Do not restrict yourself by only analyzing the attack from outside. You have to see the bigger picture... think of security measures as layers of an onion. You stack as many as you can in the hope to close off any angle of attack. Password hashes are one of those layers.
Is hacking a database that easy? I mean instead of finding new ways to hash, why can't they make their database more secure or "hack-proof"?
It does not matter whatsoever how hard it is to hack the database. Consider that password hashing is supposed to protect the password from even the system or DB administrator.
Note that even if you would try to do so, it is not necessarily easy to protect the password database. How would you protect it? With another password? Where would you store that master password? How would you protect the master password against someone being able to read everything on the system?
If a hacker manages to hack into some database, why would he want to know the hashed passwords?
Well, to try and attack them.
Note how passwords are used: the legitimate user hands a username and a cleartext password to your login screen, the cleartext is then hashed and compared to the password hash.
Every attacker can do exactly the same, except doing it over the actual login screen/prompt is inefficient - it takes time and is easily detected; many systems will lock an account after a few bad attempts.

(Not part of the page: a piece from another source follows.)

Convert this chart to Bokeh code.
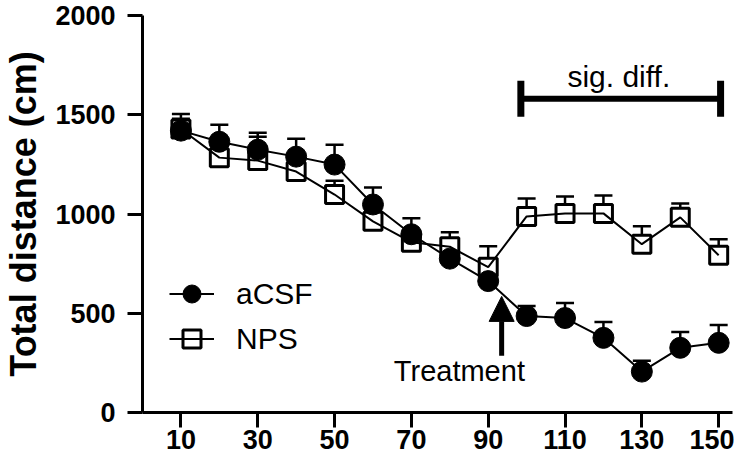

So when the attacker gets the list of password hashes, he can do the same hashing in his own program - blindingly fast, and especially with "dicitonary" or "rainbow" attacks, which trade RAM/storage against time.
So, shouldn't all the fields be hashed?
You cannot hash all fields because your application needs to know the value of the other fields, simply. It is hard to get the value back from a hashed version, even for a legitimate user.
But in fact, there are databases which do something like that - they encrypt (not hash) the actual data as well. You want to weigh whether it is worth it from a performance point of view, and you then have to make sure the encryption actually provides any real security. I.e., you have to make sure your key stays protected while the DB needs to have access to it, and so on.
Encryption is not appropriate for passwords because we actually do not want the passwords to be able to be decrypted (same ideas as at the beginning => inside jobs, and the difficulty to make the encryption key more secure than the actual passwords you wanted to secure in the first place).